Another contribution to the sustainable city goals is the use of panels in the design that are made of durable and long-lasting materials, capable of withstanding various weather conditions. This reduces maintenance and operating costs in the long term. While maintenance and operation of traditional energy plants involve resources and energy, increasing the carbon footprint, systems requiring low maintenance offer a more sustainable energy solution by mitigating this effect.
Additionally, a benefit of harnessing solar energy is its contribution to reducing the urban heat island effect. Photovoltaic awnings protect ground floors of buildings from direct sunlight, helping to keep indoor spaces cooler. This shading effect reduces the use of air conditioning and cooling systems, thereby decreasing energy consumption and, consequently, carbon emissions. This contribution to reducing the urban heat island effect helps make urban environments more livable.

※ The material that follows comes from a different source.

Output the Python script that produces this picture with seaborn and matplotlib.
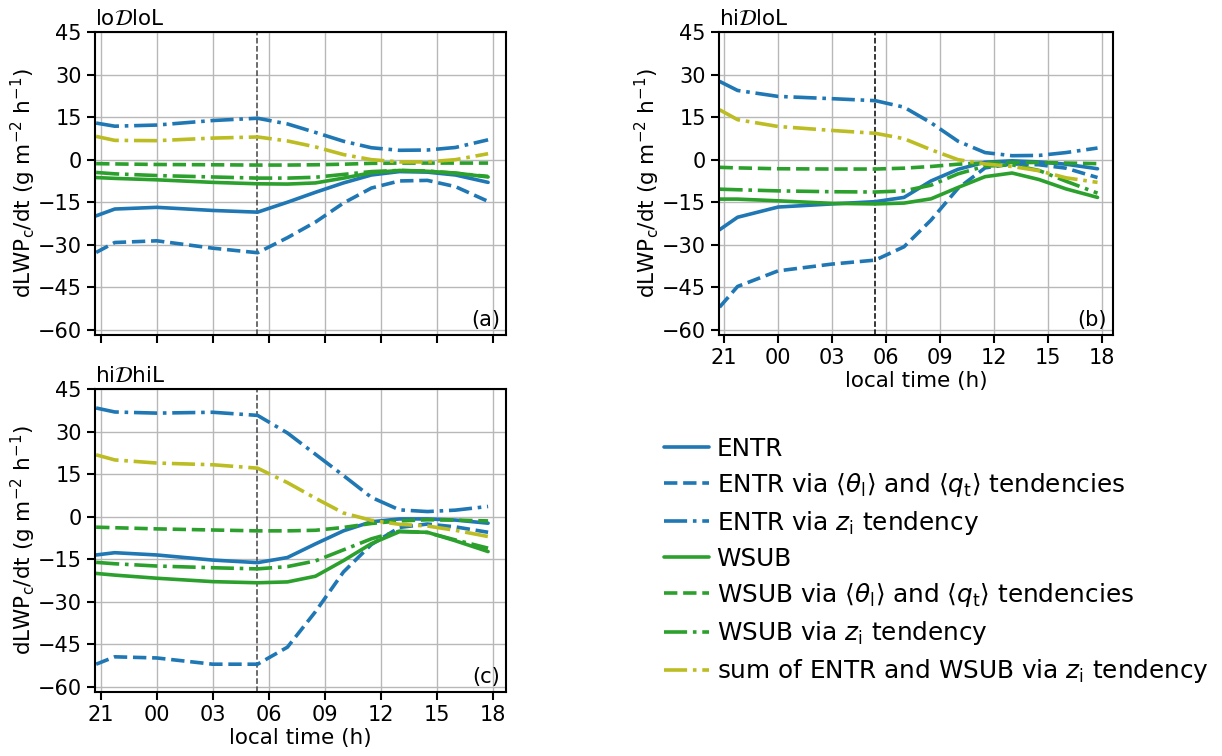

In terms of design elements, the semi-transparent solar panels used in the project’s awning design not only generate electricity but also diffuse light, continuing to illuminate the area below to a certain extent. They allow the street view to continue from eye level and create necessary shaded areas.
Another key design element that plays a significant role in the design alongside the panels is greenery. The integration of green plants into the awning designs not only enhances the visual aesthetics of the project but also strengthens its environmental sustainability. Aesthetically, the addition of green plants to the awning designs adds a natural charm to street views. In urban areas dominated by concrete and metal, the abundance, vitality, and continuity of green plants along the streets bring freshness and a lively atmosphere to the streets. Additionally, the use of green plants has positive environmental effects on the project. Plants absorb carbon through photosynthesis, reducing atmospheric carbon dioxide levels and producing oxygen. This contributes to improving air quality and mitigating the urban heat island effect, thereby preventing temperature increases in cities.
The implementation of such projects can raise awareness about renewable energy in society and encourage similar initiatives. This widespread impact contributes to further reducing the overall carbon footprint. The increasing awareness of green energy represents a significant step towards a more sustainable future.
In conclusion, awning-sunshade systems with a unified design language developed using solar panel technology not only enhance street silhouettes but also make significant contributions to environmental sustainability by utilizing renewable energy sources. This project not only ensures aesthetic coherence but also reduces energy costs. Furthermore, it offers extensive benefits such as reducing fossil fuel usage, decreasing the carbon footprint, and fostering public awareness. This innovative solution, characterized by longevity and low maintenance, provides an eco-friendly response to urban energy needs while offering significant advantages in terms of aesthetics and functionality.